Yeah, cheers for that Space Brothers, for what do they do? They only run Sanjay and Sonia off the road, causing the car to crash and explode, killing the scientist. Sonia is thrown free, but her baby is born with brain damage and ends up growing into the learning difficulties-afflicted adult Rohit (Hrithik Roshan - son of the director and the bloke who was playing his dad earlier on). At this point, for some reason Rohit still goes to school, determined to graduate after all these years but regularly foiled, though there is a small spark of hope in his future if he can get his dad's computer up and running once more.

Bollywood isn't exactly well known for its science fiction movies, so Koi... Mil Gaya (meaning I Found Someone) was something of a novelty, and coined the Indian E.T. for its escapades with a little fellow who shows up about a third of the way through. As if not quite convinced that the fantastical elements would succeed on their own, lucky old Rohit gets to charm back in town beauty Nisha (Preity Zinta) although they get off on the wrong foot at their first meeting when he and his schoolkid friends fool her into taking them to the cinema, then he later pours a meal over her by mistake.

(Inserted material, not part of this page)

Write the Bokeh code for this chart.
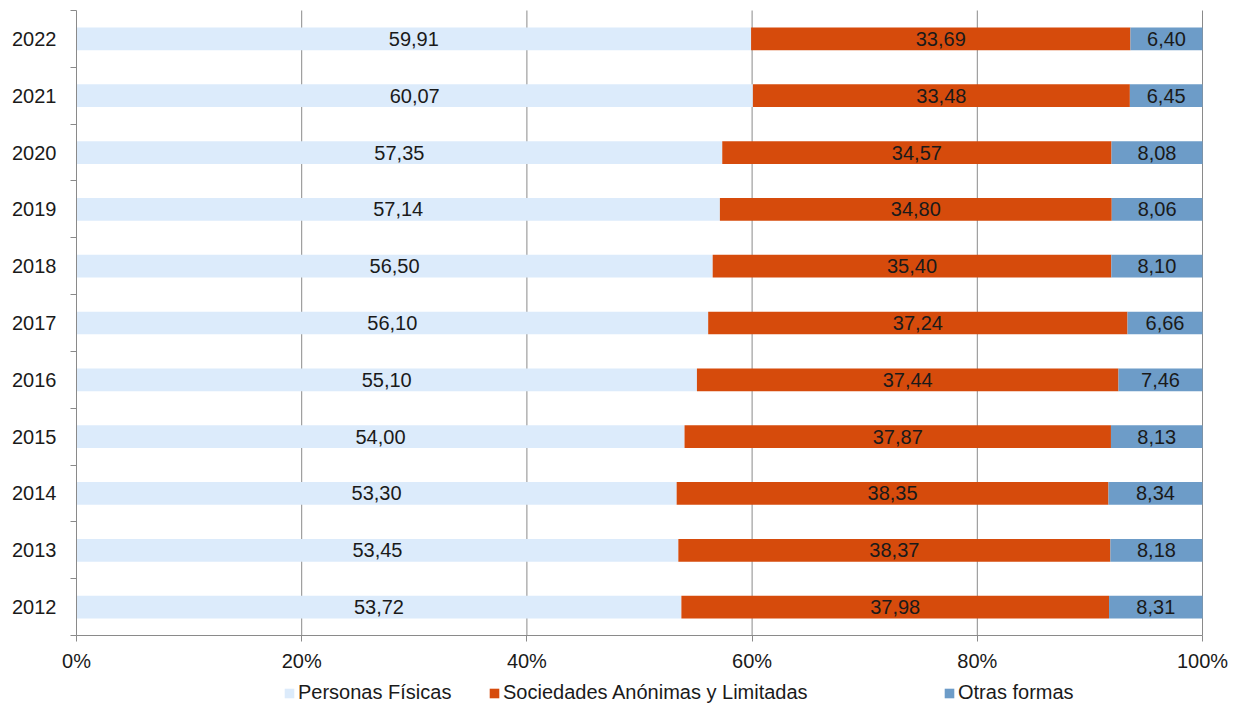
from bokeh.plotting import figure
from bokeh.models import ColumnDataSource, FixedTicker, Legend, LegendItem, Range1d
from bokeh.embed import file_html
from bokeh.resources import INLINE
from bokeh.core.properties import value

years = ["2012", "2013", "2014", "2015", "2016", "2017", "2018", "2019", "2020", "2021", "2022"]
personas_fisicas = [53.72, 53.45, 53.30, 54.00, 55.10, 56.10, 56.50, 57.14, 57.35, 60.07, 59.91]
sociedades = [37.98, 38.37, 38.35, 37.87, 37.44, 37.24, 35.40, 34.80, 34.57, 33.48, 33.69]
otras = [8.31, 8.18, 8.34, 8.13, 7.46, 6.66, 8.10, 8.06, 8.08, 6.45, 6.40]
series_names = ["Personas Físicas", "Sociedades Anónimas y Limitadas", "Otras formas"]
colors = ["#DCEBFB", "#D64B0C", "#6D9CC8"]
x_ticks = [0, 20, 40, 60, 80, 100]

FONT = "Liberation Sans"
FS = "20px"
GRAY = "#8a8a8a"

# canvas and plot-area placement (pixels)
W, H = 1230, 704
PX_LEFT, PX_RIGHT = 76, 1202   # x = 0% and 100%
PX_TOP, PX_BOTTOM = 10, 635    # top and bottom of the category area
n = len(years)
ppx = (PX_RIGHT - PX_LEFT) / 100.0
ppy = (PX_BOTTOM - PX_TOP) / n
x_range = Range1d(-PX_LEFT / ppx, 100 + (W - PX_RIGHT) / ppx)
y_range = Range1d(-(H - PX_BOTTOM) / ppy, n + PX_TOP / ppy)

ypos = [i + 0.5 for i in range(n)]
src = ColumnDataSource(dict(y=ypos, pf=personas_fisicas, sa=sociedades, ot=otras))

p = figure(width=W, height=H, output_backend="svg", toolbar_location=None,
           x_range=x_range, y_range=y_range,
           min_border_left=0, min_border_right=0, min_border_top=0, min_border_bottom=0)
p.outline_line_color = None
p.background_fill_color = "white"
p.xgrid.grid_line_color = None
p.ygrid.grid_line_color = None

# vertical gridlines (only over the category area)
gsrc = ColumnDataSource(dict(x=x_ticks[1:], y0=[0] * (len(x_ticks) - 1), y1=[n] * (len(x_ticks) - 1)))
p.segment(x0="x", y0="y0", x1="x", y1="y1", source=gsrc, line_color=GRAY, line_width=1)

renderers = p.hbar_stack(["pf", "sa", "ot"], y="y", height=0.4, color=colors, source=src,
                         line_color=None)

# labels
label_x, label_y, label_t = [], [], []
for i in range(n):
    vals = [personas_fisicas[i], sociedades[i], otras[i]]
    left = 0.0
    for v in vals:
        label_x.append(left + v / 2)
        label_y.append(ypos[i])
        label_t.append(f"{v:.2f}".replace(".", ","))
        left += v
lsrc = ColumnDataSource(dict(x=label_x, y=label_y, t=label_t))
p.text(x="x", y="y", text="t", source=lsrc, text_align="center", text_baseline="middle",
       text_font=value(FONT), text_font_size=FS, text_color="#1a1a1a")

# x axis, fixed at y=0 inside the frame
p.xaxis.fixed_location = 0
p.xaxis.bounds = (0, 100)
p.xaxis.ticker = FixedTicker(ticks=x_ticks)
p.xaxis.major_label_overrides = {t: f"{t}%" for t in x_ticks}
p.xaxis.major_label_text_font = FONT
p.xaxis.major_label_text_font_size = FS
p.xaxis.major_label_text_color = "#1a1a1a"
p.xaxis.axis_line_color = GRAY
p.xaxis.major_tick_line_color = GRAY
p.xaxis.major_tick_in = 0
p.xaxis.major_tick_out = 6
p.xaxis.minor_tick_line_color = None
p.xaxis.major_label_standoff = 8

# y axis fixed at x=0: labels at centers, ticks at boundaries
p.yaxis.fixed_location = 0
p.yaxis.bounds = (0, n)
p.yaxis.ticker = FixedTicker(ticks=ypos, minor_ticks=list(range(n + 1)))
p.yaxis.major_label_overrides = {y: yr for y, yr in zip(ypos, years)}
p.yaxis.major_label_text_font = FONT
p.yaxis.major_label_text_font_size = FS
p.yaxis.major_label_text_color = "#1a1a1a"
p.yaxis.axis_line_color = GRAY
p.yaxis.major_tick_line_color = None
p.yaxis.major_tick_in = 0
p.yaxis.major_tick_out = 0
p.yaxis.minor_tick_line_color = GRAY
p.yaxis.minor_tick_in = 0
p.yaxis.minor_tick_out = 6
p.yaxis.major_label_standoff = 14

leg_px = [283, 488, 943]
for name, r, lx in zip(series_names, renderers, leg_px):
    lg = Legend(items=[LegendItem(label=name, renderers=[r])], location=(lx, 0),
                orientation="horizontal", padding=0, margin=0, border_line_color=None,
                background_fill_alpha=0, glyph_width=12, glyph_height=12, label_standoff=3,
                label_text_font=FONT, label_text_font_size=FS, label_text_color="#1a1a1a",
                label_height=20)
    p.add_layout(lg)

open("out.html", "w").write(file_html(p, INLINE))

But the path to true love never did run smooth, and you might have thought that the fact of Rohit's mental state might be the biggest stumbling block, but it actually turns out to be an asset, especially when he and Nisha get the old computer working again and cause a ginormous flying saucer to visit their town, dumbfounding the locals. This is where the E.T. bit comes into it, because after the aliens' visit they leave one of their number behind, a little blue chap possessed of powers unknown on planet Earth. Rohit and company befriend Jadoo (as they name him) and he has a beneficial effect on the manchild: suddenly, he can work out equations, play basketball like Michael Jordan and sees his I.Q. skyrocket.

So we've got E.T., and we also have a bit of Charly, Close Encounters of the Third Kind makes an appearance, there's even The Absent-Minded Professor for the basketball match. Fortunately, the film embraces these influences and Roshan's performance wisely never patronises the character, but nevertheless there are bizarre aspects to be taken into account. During one musical number Jadoo begins to resemble the alien from Mac and Me with his love for a certain fizzy drink (not aversed to product placement, this one), and the sequence of notes designed to attract the aliens is unmistakably Trans-Europe Express by Kraftwerk. Does this mean Ralf, Florian and the boys hail from another planet? Let's hope so. And not even Steven Speilberg transformed Elliott into a Chuck Norris-styled man of action at the end of his opus, as happens here - it might well have been an improvement. But all in all, this is a lighthearted run through various emotions, a bit of a mishmash, but winningly presented.